Simple Napa Cabbage Kimchi (Mak Kimchi)

Learn to make flavorful, spicy, and tangy Korean fermented cabbage.

recipe guide

Ingredients

  • 1 medium head napa cabbage (about 2 lbs)
  • 1/2 cup kosher salt (or coarse sea salt)
  • Water
  • Kimchi Paste:
    • 1/2 cup gochugaru (Korean chili flakes - adjust to desired spice level)
    • 1/4 cup fish sauce (or soy sauce/miso paste for vegetarian)
    • 1 tbsp salted shrimp (saeujeot) (optional, adds umami)
    • 1 tbsp granulated sugar
    • 2 tbsp minced garlic (about 5-6 cloves)
    • 1 tsp minced ginger
    • 1/2 cup water or dashima (kelp) broth
  • Vegetables:
    • 1 cup Korean radish (mu) or daikon radish, cut into matchsticks
    • 1/2 cup carrot, cut into matchsticks
    • 4-5 scallions, cut into 1-inch pieces

Instructions

  1. Prepare Cabbage: Cut the napa cabbage lengthwise into quarters, then chop crosswise into 1-2 inch wide pieces.

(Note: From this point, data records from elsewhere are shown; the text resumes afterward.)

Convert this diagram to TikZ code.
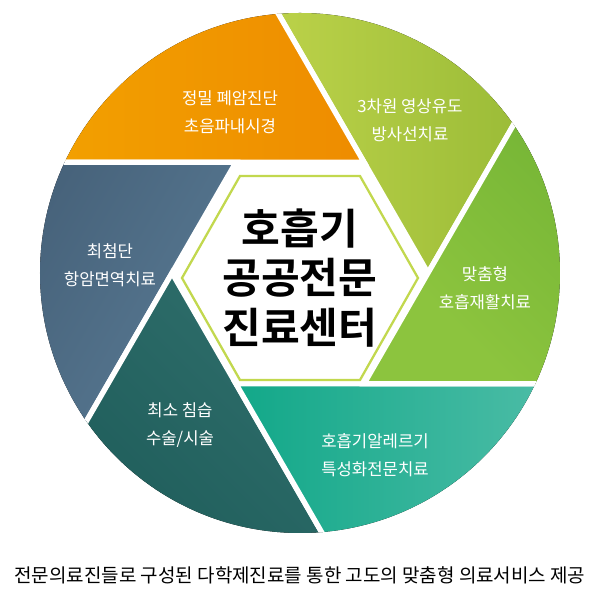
\documentclass[tikz,border=0pt]{standalone}
\usepackage{fontspec}
\usetikzlibrary{calc}
\setmainfont{Noto Sans CJK KR}
\newfontfamily\boldkr{Noto Sans CJK KR Bold}
\begin{document}
\begin{tikzpicture}[x=0.02cm,y=-0.02cm,
    blade/.style={draw=white,line width=3pt,line join=miter},
    bladetext/.style={text=white,font=\fontsize{9.5}{16}\selectfont,align=center}]
    \definecolor{orangeA}{HTML}{F8B800}
    \definecolor{orangeB}{HTML}{EE8C00}
    \definecolor{limeA}{HTML}{C8DA50}
    \definecolor{limeB}{HTML}{86AE2C}
    \definecolor{grnA}{HTML}{8CC43E}
    \definecolor{grnB}{HTML}{55A02A}
    \definecolor{tealA}{HTML}{12A889}
    \definecolor{tealB}{HTML}{90D4C8}
    \definecolor{darkA}{HTML}{0C4A48}
    \definecolor{darkB}{HTML}{2F6E6B}
    \definecolor{slateA}{HTML}{5E819B}
    \definecolor{slateB}{HTML}{384F66}
    \definecolor{hexline}{HTML}{C2D84E}
    \useasboundingbox (0,0) rectangle (600,590);
    % Define hexagon size
    \def\hexR{128}
    \begin{scope}[shift={(300,273)}]
        \clip (0,0) circle (260);
        % Blades: corner at a hexagon vertex, two rays
        \fill[blade,left color=limeA,right color=limeB] (0:\hexR) -- ++(-60:500) -- ++(-150:500) -- ($(0:\hexR)+(-120:500)$) -- cycle;
        \fill[blade,left color=orangeA,right color=orangeB] (-60:\hexR) -- ++(-120:500) -- ++(-210:500) -- ($(-60:\hexR)+(-180:500)$) -- cycle;
        \fill[blade,left color=slateB,right color=slateA,shading angle=60] (-120:\hexR) -- ++(-180:500) -- ++(-270:500) -- ($(-120:\hexR)+(-240:500)$) -- cycle;
        \fill[blade,left color=darkA,right color=darkB,shading angle=135] (-180:\hexR) -- ++(-240:500) -- ++(-330:500) -- ($(-180:\hexR)+(-300:500)$) -- cycle;
        \fill[blade,left color=tealA,right color=tealB] (-240:\hexR) -- ++(-300:500) -- ++(-390:500) -- ($(-240:\hexR)+(-360:500)$) -- cycle;
        \fill[blade,left color=grnA,right color=grnB,shading angle=135] (-300:\hexR) -- ++(-360:500) -- ++(-450:500) -- ($(-300:\hexR)+(-420:500)$) -- cycle;
    \end{scope}

    % Central hexagon
    \draw[hexline,line width=1.3pt,fill=white] (182,278) -- (240,176) -- (360,176) -- (418,278) -- (360,380) -- (240,380) -- cycle;
    \node[font=\boldkr\fontsize{24}{28}\selectfont,align=center] (center) at (300,278) {호흡기\\공공전문\\진료센터};

    % Blade labels
    \node[bladetext] (scan) at (230,112) {정밀 폐암진단\\초음파내시경};
    \node[bladetext] (radio) at (410,120) {3차원 영상유도\\방사선치료};
    \node[bladetext] (rehab) at (485,288) {맞춤형\\호흡재활치료};
    \node[bladetext] (allergy) at (375,455) {호흡기알레르기\\특성화전문치료};
    \node[bladetext] (surgery) at (180,425) {최소 침습\\수술/시술};
    \node[bladetext] (cancer) at (110,265) {최첨단\\항암면역치료};

    \node[font=\fontsize{10.8}{13}\selectfont] (caption) at (300,575) {전문의료진들로 구성된 다학제진료를 통한 고도의 맞춤형 의료서비스 제공};
\end{tikzpicture}
\end{document}
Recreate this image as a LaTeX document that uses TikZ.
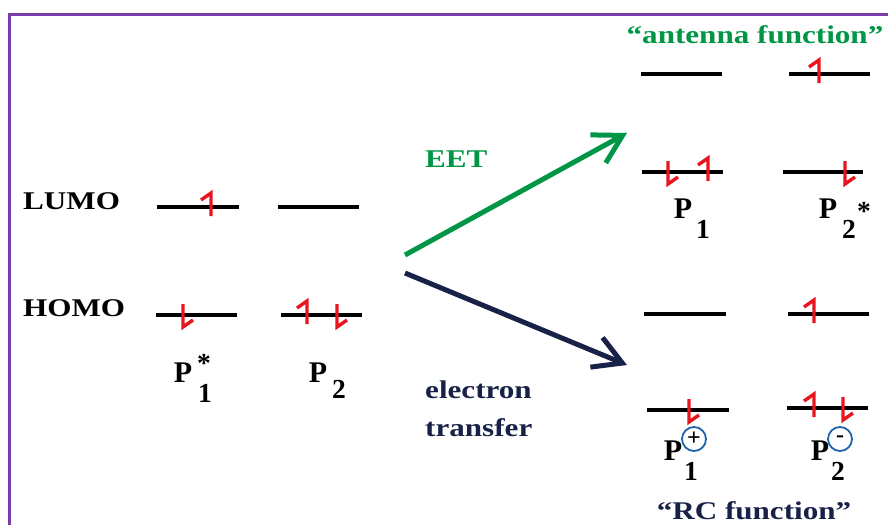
\documentclass[tikz,border=0pt]{standalone}
\usepackage{fontspec}
\setmainfont{Liberation Serif}
\usetikzlibrary{arrows.meta}
\definecolor{framepurple}{RGB}{120,62,170}
\definecolor{eetgreen}{RGB}{0,150,70}
\definecolor{navy}{RGB}{24,34,72}
\definecolor{spinred}{RGB}{232,20,30}
\definecolor{ionblue}{RGB}{30,100,170}
\newcommand{\wt}[1]{\scalebox{1.22}[1]{#1}}
\newcommand{\spinup}[2]{\draw[spinline] (#1,#2+9) -- (#1,#2-14) -- (#1-10,#2-7);}
\newcommand{\spindown}[2]{\draw[spinline] (#1,#2-11) -- (#1,#2+12) -- (#1+10,#2+5);}
\tikzset{
  level/.style={line width=3.2pt, black, line cap=butt},
  spinline/.style={line width=3.4pt, spinred, line cap=butt, line join=miter},
  txt/.style={inner sep=0pt, font=\fontsize{25.5}{30}\selectfont\bfseries},
  plab/.style={inner sep=0pt, font=\fontsize{30}{32}\selectfont\bfseries},
  sublab/.style={inner sep=0pt, font=\fontsize{27.5}{30}\selectfont\bfseries},
  bigarrow/.style={line width=5pt, -{Straight Barb[length=28pt,width=32pt]}},
  ion/.style={circle, draw=ionblue, line width=1.8pt, minimum size=24pt, inner sep=0pt, font=\fontsize{24}{24}\selectfont\bfseries}
}
\begin{document}
\begin{tikzpicture}[x=1pt,y=-1pt]
\useasboundingbox (0,0) rectangle (888,525);
% frame
\draw[framepurple, line width=3pt] (9.5,525) -- (9.5,14) -- (888,14);

% labels
\node[txt, anchor=base west] (lumo) at (23,209) {\wt{LUMO}};
\node[txt, anchor=base west] (homo) at (23,316) {\wt{HOMO}};
\node[txt, anchor=base, text=eetgreen] (antenna) at (755,43) {\wt{“antenna function”}};
\node[txt, anchor=base, text=navy] (rc) at (754,519) {\wt{“RC function”}};
\node[txt, anchor=base west, text=eetgreen] (eet) at (425,167) {\wt{EET}};
\node[txt, anchor=base west, text=navy] (electron) at (425,398) {\wt{electron}};
\node[txt, anchor=base west, text=navy] (transfer) at (425,436) {\wt{transfer}};

% left levels
\draw[level] (157,207) -- (239,207);
\draw[level] (278,207) -- (359,207);
\draw[level] (156,315) -- (237,315);
\draw[level] (281,315) -- (362,315);
\spinup{211}{207}
\spindown{183}{315}
\spinup{307}{315}
\spindown{337}{315}

% right top levels
\draw[level] (641,74) -- (722,74);
\draw[level] (789,74) -- (870,74);
\draw[level] (642,172) -- (723,172);
\draw[level] (783,172) -- (863,172);
\spinup{819}{74}
\spindown{668}{172}
\spinup{708}{172}
\spindown{845}{172}

% right bottom levels
\draw[level] (644,314) -- (726,314);
\draw[level] (788,314) -- (869,314);
\draw[level] (647,410) -- (729,410);
\draw[level] (787,408) -- (868,408);
\spinup{814}{314}
\spindown{689}{410}
\spinup{814}{408}
\spindown{843}{408}

% molecule labels left
\node[plab, anchor=base] (pL1) at (183,382) {P};
\node[sublab] (pL1star) at (204,363) {*};
\node[sublab, anchor=base] (pL1sub) at (205,402) {1};
\node[plab, anchor=base] (pL2) at (318,382) {P};
\node[sublab, anchor=base] (pL2sub) at (339,398) {2};

% right top labels
\node[plab, anchor=base] (pA1) at (683,218) {P};
\node[sublab, anchor=base] (pA1sub) at (703,238) {1};
\node[plab, anchor=base] (pA2) at (828,218) {P};
\node[sublab, anchor=base] (pA2sub) at (849,238) {2};
\node[sublab] (pA2star) at (864,211) {*};

% right bottom labels
\node[plab, anchor=base] (pR1) at (673,460) {P};
\node[ion] (plus) at (694,439) {+};
\node[sublab, anchor=base] (pR1sub) at (691,480) {1};
\node[plab, anchor=base] (pR2) at (820,460) {P};
\node[ion] (minus) at (840,439) {-};
\node[sublab, anchor=base] (pR2sub) at (838,480) {2};

% arrows
\coordinate (eetS) at (405,255);
\coordinate (eetE) at (627,133);
\coordinate (etS) at (405,273);
\coordinate (etE) at (627,365);
\draw[bigarrow, eetgreen] (eetS) -- (eetE);
\draw[bigarrow, navy] (etS) -- (etE);
\end{tikzpicture}
\end{document}
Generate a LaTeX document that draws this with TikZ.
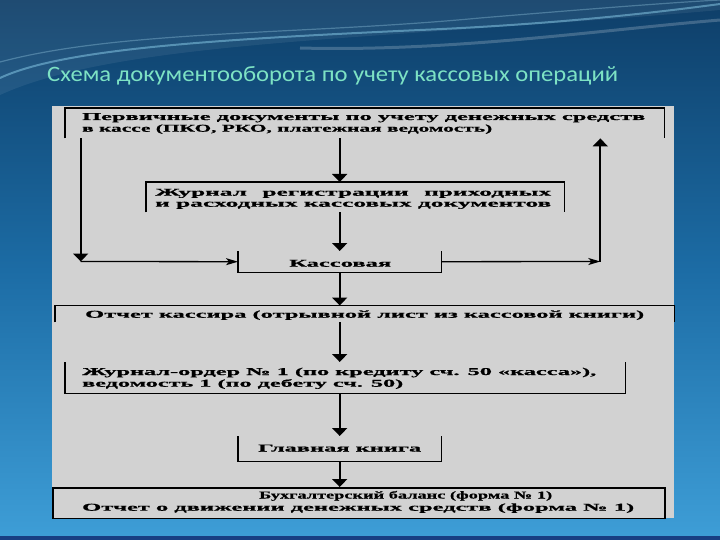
\documentclass[tikz,border=0pt]{standalone}
\usepackage{fontspec}
\setmainfont{Liberation Serif}[BoldFeatures={FakeBold=0.6}]
\newfontfamily\titlefont{Carlito}
\usetikzlibrary{arrows.meta}
\definecolor{panelgray}{RGB}{210,210,210}
\definecolor{titlecol}{RGB}{125,226,196}
\definecolor{bgtop}{RGB}{14,62,104}
\definecolor{bgmid}{RGB}{28,108,165}
\definecolor{bgbot}{RGB}{62,158,215}
\newcommand{\fitw}[2]{\resizebox{#1}{\height}{#2}}
\newlength\jw
\begin{document}
\settowidth{\jw}{\fontsize{10.5}{12}\selectfont\bfseries и расходных кассовых документов}%
\begin{tikzpicture}[x=1pt,y=-1pt,
  boxline/.style={line width=1.5pt},
  txt/.style={inner sep=0pt, anchor=base west, font=\fontsize{10.5}{12}\selectfont\bfseries},
  frame/.style={inner sep=0pt, draw=none, anchor=north west},
  conn/.style={line width=1.7pt, -{Triangle[width=15pt,length=8pt]}},
  side/.style={line width=1.3pt, -{Stealth[width=7pt,length=12pt,inset=3pt]}},
]
\useasboundingbox (0,0) rectangle (720,540);
% background
\shade[top color=bgtop, bottom color=bgbot, middle color=bgmid] (0,0) rectangle (720,540);
\fill[white, opacity=0.07] (0,95) .. controls (120,40) and (380,40) .. (720,10) -- (720,0) -- (0,0) -- cycle;
\draw[cyan!40!white, opacity=0.45, line width=2pt] (0,78) .. controls (60,50) and (200,40) .. (420,30) .. controls (560,24) and (660,12) .. (720,4);
\draw[cyan!30!white, opacity=0.3, line width=1.2pt] (0,62) .. controls (120,30) and (300,35) .. (480,18) .. controls (600,8) and (680,2) .. (720,0);
\draw[white, opacity=0.2, line width=3pt] (300,48) .. controls (450,52) and (600,30) .. (720,20);
\fill[black!70!blue, opacity=0.6] (0,536) rectangle (720,540);
% title
\node[anchor=base west, inner sep=0pt, text=titlecol, font=\titlefont\fontsize{22}{26}\selectfont] (title) at (47,82) {\fitw{571pt}{Схема документооборота по учету кассовых операций}};
% panel
\node[fill=panelgray, inner sep=0pt, minimum width=622pt, minimum height=412pt, anchor=north west] (panel) at (52,106) {};
% box 1
\node[frame, minimum width=599pt, minimum height=30pt] (b1) at (65,108) {};
\draw[boxline] (b1.south west) -- (b1.north west) -- (b1.north east) -- (b1.south east);
\node[txt] (b1a) at (82,120) {\fitw{563pt}{Первичные документы по учету денежных средств}};
\node[txt] (b1b) at (82,131.7) {\fitw{410pt}{в кассе (ПКО, РКО, платежная ведомость)}};
% box 2
\node[frame, minimum width=418pt, minimum height=30pt] (b2) at (146,182) {};
\draw[boxline] (b2.south west) -- (b2.north west) -- (b2.north east) -- (b2.south east);
\node[txt] (b2a) at (155,195.7) {\fitw{396pt}{\makebox[\jw][s]{Журнал\hfill регистрации\hfill приходных}}};
\node[txt] (b2b) at (155,206.7) {\fitw{396pt}{и расходных кассовых документов}};
% kassovaya
\node[frame, minimum width=203pt, minimum height=21pt] (k) at (238,251) {};
\draw[boxline] (k.north west) -- (k.south west) -- (k.south east) -- (k.north east);
\node[txt] (ka) at (289,266.7) {\fitw{102pt}{Кассовая}};
% box 3
\node[frame, minimum width=619pt, minimum height=16.5pt] (b3) at (55,305.5) {};
\draw[boxline] (b3.south west) -- (b3.north west) -- (b3.north east) -- (b3.south east);
\node[txt] (b3a) at (85,317.7) {\fitw{559pt}{Отчет кассира (отрывной лист из кассовой книги)}};
% box 4
\node[frame, minimum width=560pt, minimum height=31pt] (b4) at (65,362) {};
\draw[boxline] (b4.north west) -- (b4.south west) -- (b4.south east) -- (b4.north east);
\node[txt] (b4a) at (82,375) {\fitw{514pt}{Журнал-ордер № 1 (по кредиту сч. 50 «касса»),}};
\node[txt] (b4b) at (82,386.7) {\fitw{321pt}{ведомость 1 (по дебету сч. 50)}};
% glavnaya kniga
\node[frame, minimum width=203pt, minimum height=25pt] (g) at (238,436) {};
\draw[boxline] (g.north west) -- (g.south west) -- (g.south east) -- (g.north east);
\node[txt] (ga) at (258,451.5) {\fitw{163pt}{Главная книга}};
% box 6
\node[frame, draw, boxline, minimum width=612pt, minimum height=30.5pt] (b6) at (52,487) {};
\node[txt] (b6a) at (259,498.5) {\fitw{293pt}{Бухгалтерский баланс (форма № 1)}};
\node[txt] (b6b) at (82,510.7) {\fitw{552pt}{Отчет о движении денежных средств (форма № 1)}};
% connectors
\draw[conn] (b1.south -| k.north) -- (b2.north -| k.north);
\draw[conn] (b2.south -| k.north) -- (k.north);
\draw[conn] (k.south) -- (b3.north -| k.south);
\draw[conn] (b3.south -| k.south) -- (b4.north -| k.south);
\draw[conn] (b4.south -| g.north) -- (g.north);
\draw[conn] (g.south) -- (b6.north -| g.south);
\coordinate (lc) at (80.7,261.5);
\coordinate (rc) at (600.3,261.5);
\draw[conn] (b1.south -| lc) -- (lc);
\draw[side] (lc) -- (k.west);
\draw[side] (k.east) -- (rc);
\draw[conn] (rc) -- (b1.south -| rc);
\end{tikzpicture}
\end{document}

Rinse thoroughly.
  2. Salt Cabbage: In a large bowl, toss the cabbage pieces with the kosher salt, ensuring salt gets between the leaves. Add just enough water to barely cover the cabbage. Let it sit for 1.5 - 2 hours, turning the cabbage every 30 minutes to ensure even salting. The cabbage should become pliable and wilted.
  3. Rinse Cabbage: Thoroughly rinse the salted cabbage under cold running water 3-4 times to remove excess salt. Drain well in a colander for at least 15-20 minutes, gently squeezing out excess water.
  4. Make Kimchi Paste: While the cabbage drains, combine all the Kimchi Paste ingredients (gochugaru, fish sauce, salted shrimp (if using), sugar, garlic, ginger, water/broth) in a medium bowl. Mix well until it forms a smooth paste.
  5. Combine: In a large mixing bowl, combine the drained cabbage, radish matchsticks, carrot matchsticks, and chopped scallions.
  6. Mix with Paste: Add the kimchi paste to the bowl with the cabbage and vegetables. Wearing gloves (highly recommended to protect hands from chili and salt), thoroughly mix everything together, ensuring the paste evenly coats all the vegetables.
  7. Pack into Jar: Pack the kimchi mixture tightly into a clean glass jar (or multiple jars) or an airtight container, pressing down to remove air pockets. Leave about 1-2 inches of headspace at the top.
  8. Ferment: Seal the jar loosely (or use an airlock lid). Let the jar sit at room temperature (out of direct sunlight) for 1-5 days. Check daily, pressing down the kimchi to keep it submerged under its brine. You’ll see bubbles forming, indicating fermentation. Taste a piece daily starting on day 2. Ferment longer for a more sour taste.
  9. Refrigerate: Once the kimchi reaches your desired level of sourness, tighten the lid and store it in the refrigerator. It will continue to ferment slowly in the fridge. It’s best after aging for at least a week in the fridge but can be eaten sooner.
  10. Serve: Serve as a side dish (banchan) with Korean meals or use it in cooking (kimchi jjigae, kimchi fried rice).